To be done:
The listing below should be written out exactly; please include all of it.

--- START OF Given information ---

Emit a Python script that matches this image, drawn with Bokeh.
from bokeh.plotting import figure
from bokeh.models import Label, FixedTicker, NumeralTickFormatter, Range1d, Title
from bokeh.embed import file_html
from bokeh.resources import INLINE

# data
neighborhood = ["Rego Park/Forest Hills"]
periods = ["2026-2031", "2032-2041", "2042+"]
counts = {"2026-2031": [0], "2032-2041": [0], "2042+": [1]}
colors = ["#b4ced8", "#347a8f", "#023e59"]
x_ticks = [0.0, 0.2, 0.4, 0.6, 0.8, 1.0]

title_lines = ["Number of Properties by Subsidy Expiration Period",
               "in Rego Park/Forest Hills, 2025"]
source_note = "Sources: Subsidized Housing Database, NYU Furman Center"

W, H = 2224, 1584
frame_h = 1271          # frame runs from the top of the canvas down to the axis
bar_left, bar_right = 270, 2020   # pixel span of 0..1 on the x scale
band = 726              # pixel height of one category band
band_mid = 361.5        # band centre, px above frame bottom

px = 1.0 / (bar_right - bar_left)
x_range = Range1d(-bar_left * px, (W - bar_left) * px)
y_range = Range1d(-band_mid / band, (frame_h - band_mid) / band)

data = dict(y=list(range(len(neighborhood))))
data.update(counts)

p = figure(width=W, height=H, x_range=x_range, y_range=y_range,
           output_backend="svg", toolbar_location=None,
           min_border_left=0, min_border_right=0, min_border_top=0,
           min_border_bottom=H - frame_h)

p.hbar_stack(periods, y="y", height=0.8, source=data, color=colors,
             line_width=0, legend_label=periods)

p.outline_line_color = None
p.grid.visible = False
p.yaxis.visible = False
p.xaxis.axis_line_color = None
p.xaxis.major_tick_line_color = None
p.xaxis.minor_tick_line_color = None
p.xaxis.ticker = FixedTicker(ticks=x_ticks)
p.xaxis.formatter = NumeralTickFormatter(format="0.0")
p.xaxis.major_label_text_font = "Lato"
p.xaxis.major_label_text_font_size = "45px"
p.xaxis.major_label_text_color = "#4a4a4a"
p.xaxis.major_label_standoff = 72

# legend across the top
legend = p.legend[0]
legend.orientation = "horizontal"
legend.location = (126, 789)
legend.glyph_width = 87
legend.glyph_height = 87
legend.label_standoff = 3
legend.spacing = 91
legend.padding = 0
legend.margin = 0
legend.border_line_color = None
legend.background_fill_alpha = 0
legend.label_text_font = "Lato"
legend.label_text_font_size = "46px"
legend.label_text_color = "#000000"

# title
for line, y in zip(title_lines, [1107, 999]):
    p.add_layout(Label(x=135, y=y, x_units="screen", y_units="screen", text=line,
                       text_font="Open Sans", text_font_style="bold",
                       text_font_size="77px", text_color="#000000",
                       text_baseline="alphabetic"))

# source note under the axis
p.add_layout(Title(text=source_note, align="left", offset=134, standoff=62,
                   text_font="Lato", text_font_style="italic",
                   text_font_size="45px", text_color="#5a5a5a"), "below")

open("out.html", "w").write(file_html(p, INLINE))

--- END OF Given information ---

Problem solution:
Emit a Python script that matches this image, drawn with Bokeh.
from bokeh.plotting import figure
from bokeh.models import Label, FixedTicker, NumeralTickFormatter, Range1d, Title
from bokeh.embed import file_html
from bokeh.resources import INLINE

# data
neighborhood = ["Rego Park/Forest Hills"]
periods = ["2026-2031", "2032-2041", "2042+"]
counts = {"2026-2031": [0], "2032-2041": [0], "2042+": [1]}
colors = ["#b4ced8", "#347a8f", "#023e59"]
x_ticks = [0.0, 0.2, 0.4, 0.6, 0.8, 1.0]

title_lines = ["Number of Properties by Subsidy Expiration Period",
               "in Rego Park/Forest Hills, 2025"]
source_note = "Sources: Subsidized Housing Database, NYU Furman Center"

W, H = 2224, 1584
frame_h = 1271          # frame runs from the top of the canvas down to the axis
bar_left, bar_right = 270, 2020   # pixel span of 0..1 on the x scale
band = 726              # pixel height of one category band
band_mid = 361.5        # band centre, px above frame bottom

px = 1.0 / (bar_right - bar_left)
x_range = Range1d(-bar_left * px, (W - bar_left) * px)
y_range = Range1d(-band_mid / band, (frame_h - band_mid) / band)

data = dict(y=list(range(len(neighborhood))))
data.update(counts)

p = figure(width=W, height=H, x_range=x_range, y_range=y_range,
           output_backend="svg", toolbar_location=None,
           min_border_left=0, min_border_right=0, min_border_top=0,
           min_border_bottom=H - frame_h)

p.hbar_stack(periods, y="y", height=0.8, source=data, color=colors,
             line_width=0, legend_label=periods)

p.outline_line_color = None
p.grid.visible = False
p.yaxis.visible = False
p.xaxis.axis_line_color = None
p.xaxis.major_tick_line_color = None
p.xaxis.minor_tick_line_color = None
p.xaxis.ticker = FixedTicker(ticks=x_ticks)
p.xaxis.formatter = NumeralTickFormatter(format="0.0")
p.xaxis.major_label_text_font = "Lato"
p.xaxis.major_label_text_font_size = "45px"
p.xaxis.major_label_text_color = "#4a4a4a"
p.xaxis.major_label_standoff = 72

# legend across the top
legend = p.legend[0]
legend.orientation = "horizontal"
legend.location = (126, 789)
legend.glyph_width = 87
legend.glyph_height = 87
legend.label_standoff = 3
legend.spacing = 91
legend.padding = 0
legend.margin = 0
legend.border_line_color = None
legend.background_fill_alpha = 0
legend.label_text_font = "Lato"
legend.label_text_font_size = "46px"
legend.label_text_color = "#000000"

# title
for line, y in zip(title_lines, [1107, 999]):
    p.add_layout(Label(x=135, y=y, x_units="screen", y_units="screen", text=line,
                       text_font="Open Sans", text_font_style="bold",
                       text_font_size="77px", text_color="#000000",
                       text_baseline="alphabetic"))

# source note under the axis
p.add_layout(Title(text=source_note, align="left", offset=134, standoff=62,
                   text_font="Lato", text_font_style="italic",
                   text_font_size="45px", text_color="#5a5a5a"), "below")

open("out.html", "w").write(file_html(p, INLINE))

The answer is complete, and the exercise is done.